Reinventing the Façade: Non-Obvious Symmetries in Architectural Design and Urban Planning
Editorial annotation of SCS Issue 2, 2021, by Vilmos Katona PhD
In our planned thematic issue, Symmetry welcomes multidisciplinary articles on the role of non-obvious symmetries in architectural design and city planning, with special regard to urban façades, social participation, and the concept of beauty in tectonic culture.
Architectural theories of the past decades have showcased a multiverse of possibilities and creative approaches, all the while blurring the boundaries between schools and disciplines. We have witnessed the competing theories of tectonic culture versus deconstructivism, or critical regionalism versus the ‘manager avant-garde’; in the midst of this archipelago of competing theories lies a theoretical terra incognita. These vague territories, however, allow us to exchange information, conceptualize new methods and make new policies. Today’s peripheries may form the centers of the future—not by merging into one solid system, but by a process of multifaceted crystallization, which may result in the rise of open, yet well-recognizable architectural characters.

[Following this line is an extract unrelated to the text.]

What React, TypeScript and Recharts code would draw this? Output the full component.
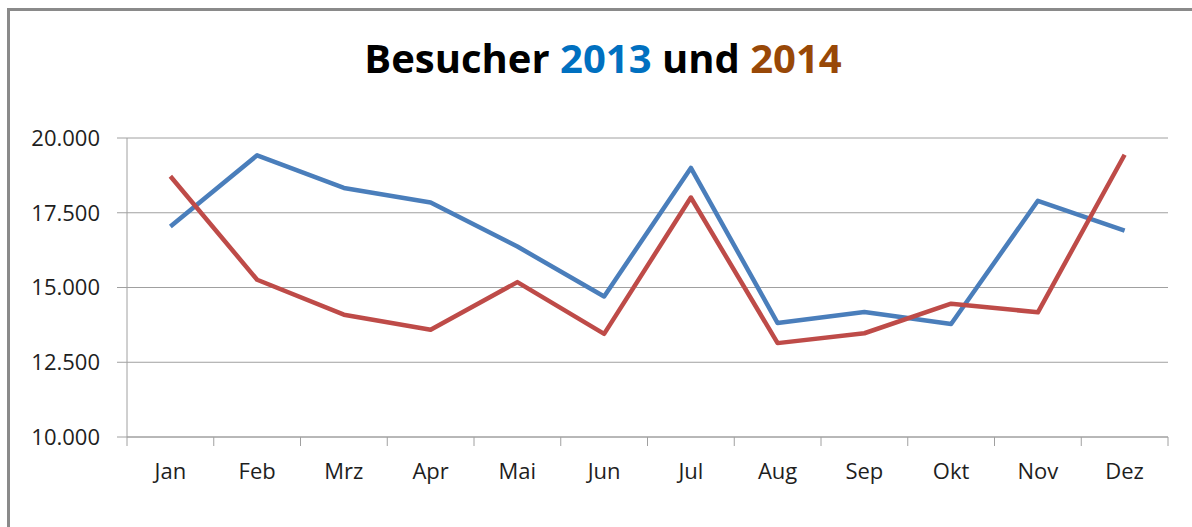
import { CartesianGrid, Line, LineChart, XAxis, YAxis } from 'recharts';

const months = ['Jan', 'Feb', 'Mrz', 'Apr', 'Mai', 'Jun', 'Jul', 'Aug', 'Sep', 'Okt', 'Nov', 'Dez'];
const visitors2013 = [17040, 19420, 18330, 17840, 16370, 14700, 19000, 13810, 14180, 13780, 17900, 16900];
const visitors2014 = [18720, 15260, 14090, 13590, 15180, 13450, 18010, 13140, 13470, 14460, 14170, 19440];
const yTicks = [10000, 12500, 15000, 17500, 20000];

const data = months.map((month, i) => ({
  month,
  y2013: visitors2013[i],
  y2014: visitors2014[i],
}));

const FONT = '"Open Sans", sans-serif';
const AXIS_GRAY = '#a0a0a0';

function formatThousands(v: number) {
  return String(v).replace(/\B(?=(\d{3})+(?!\d))/g, '.');
}

// Excel-style category axis: tick marks sit between months, labels in the middle
function MonthTick(props: any) {
  const { x, y, payload, index, visibleTicksCount } = props;
  const half = payload && payload.offset > 0 ? payload.offset : 43.4;
  const last = index === visibleTicksCount - 1;
  return (
    <g>
      <line x1={x - half} x2={x - half} y1={y} y2={y + 9} stroke={AXIS_GRAY} />
      {last && <line x1={x + half} x2={x + half} y1={y} y2={y + 9} stroke={AXIS_GRAY} />}
      <text x={x} y={y + 42} textAnchor="middle" fill="#1e1e1e" fontSize={22} fontFamily={FONT}>
        {payload.value}
      </text>
    </g>
  );
}

export default function App() {
  return (
    <div
      style={{
        position: 'fixed',
        left: 0,
        top: 0,
        width: 1192,
        height: 527,
        overflow: 'hidden',
        background: '#fff',
      }}
    >
      <div
        style={{
          position: 'absolute',
          left: 7,
          top: 8,
          width: 1300,
          height: 600,
          borderLeft: '3px solid #8a8a8a',
          borderTop: '3px solid #8a8a8a',
        }}
      />
      <svg width={1192} height={100} style={{ position: 'absolute', left: 0, top: 0 }}>
        <text x={603} y={73} textAnchor="middle" fontSize={40} fontWeight="bold" fontFamily={FONT} fill="#000">
          Besucher <tspan fill="#0070c0">2013</tspan> und <tspan fill="#984807">2014</tspan>
        </text>
      </svg>
      <div style={{ position: 'absolute', left: 0, top: 0 }}>
        <LineChart width={1192} height={527} data={data} margin={{ top: 138, right: 24, bottom: 50, left: 17 }}>
          <CartesianGrid vertical={false} stroke={AXIS_GRAY} />
          <XAxis
            dataKey="month"
            scale="band"
            height={40}
            axisLine={{ stroke: AXIS_GRAY }}
            tickLine={false}
            tickSize={0}
            tickMargin={0}
            interval={0}
            tick={<MonthTick />}
          />
          <YAxis
            width={110}
            domain={[10000, 20000]}
            ticks={yTicks}
            tickFormatter={formatThousands}
            tickSize={10}
            tickMargin={17}
            axisLine={{ stroke: AXIS_GRAY }}
            tickLine={{ stroke: AXIS_GRAY }}
            tick={{ fill: '#1e1e1e', fontSize: 22, fontFamily: FONT }}
          />
          <Line
            type="linear"
            dataKey="y2013"
            stroke="#4a7ebb"
            strokeWidth={4.5}
            dot={false}
            strokeLinejoin="round"
            isAnimationActive={false}
          />
          <Line
            type="linear"
            dataKey="y2014"
            stroke="#be4b48"
            strokeWidth={4.5}
            dot={false}
            strokeLinejoin="round"
            isAnimationActive={false}
          />
        </LineChart>
      </div>
    </div>
  );
}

The need for communication has increased the importance of façades from the individual house to the greater urban megaforms and interiors. Façades carry messages and collective memories on different scales, not only allowing us to construe our built environment, but even inducing urban rituals. Façades are often regarded with a sort of benign neglect, and considered secondary to general plans, spatial structures and syntax analyses, though a thorough survey on architectural theory would show that façades as autonomous entities have their own history. From Vitruvius to Andrea Palladio, from Palladio to Gottfried Semper, and from Semper to Vincent Scully — not to mention philosophers like Friedrich Nietzsche, Martin Heidegger, Gilles Deleuze or Jean Baudrillard — several renowned thinkers have given us opportunities to better understand our cities, starting from their ‘skin’. It is time to read these theories again, to develop a new practical knowledge, and to facilitate contemporary patterns of social interaction and cultural sustainability.
The fundaments of the tectonic culture are, both philologically and practically, derivable from two equal principles: the structure and the building’s ‘membrane’. However, the twofold nature of the tectonics is hardly represented in contemporary arguments, and the ‘architectural phenomenologists’ still prefer the dominance of structure over the buildings’ meaningful ‘dress’. Meanwhile, studying the urban gaps of Europe, the United States and the Third World, it may be noticed that there is a certain need for the re-enactment of aesthetics and social participation in architecture to overwrite ‘terrain vague’. It has been revealed that the nexus between people and their built environment heavily depends on the use of certain non-obvious types of symmetries that generate visual patterns. By building new stages of urbanism, our new experiences may converge into a comprehensive understanding of urban façades, and our tectonic culture in general. By deciphering aesthetics through mathematics, we could also achieve long-term models of participatory city rehabilitations, the reuse of public space and social revitalization.
Please follow the instructions for authors (https://journal-scs.symmetry.hu/instructions-for-authors) and use the MS Word (preferred) and TeX style-sheets downloadable from the bottom of the page Instructions. Take special care to note: (1) the page size, margins, running heads; (2) the use of the built in styles; and (3) follow precisely the given style of references. For MS Word users, use MathType for formulas and equations.
The length of the papers may vary from 6 to 16 pages, including illustrations. Please note that the papers will be published both electronically and printed form. We can publish colour illustrations online, but we can print those illustrations in b/w only. The latter means that colours should be made distinguishable in grey-scales after conversion into b/w.
Deadline for submissions is February 27, 2021. The papers will be peer-reviewed before a decision is made on their acceptance.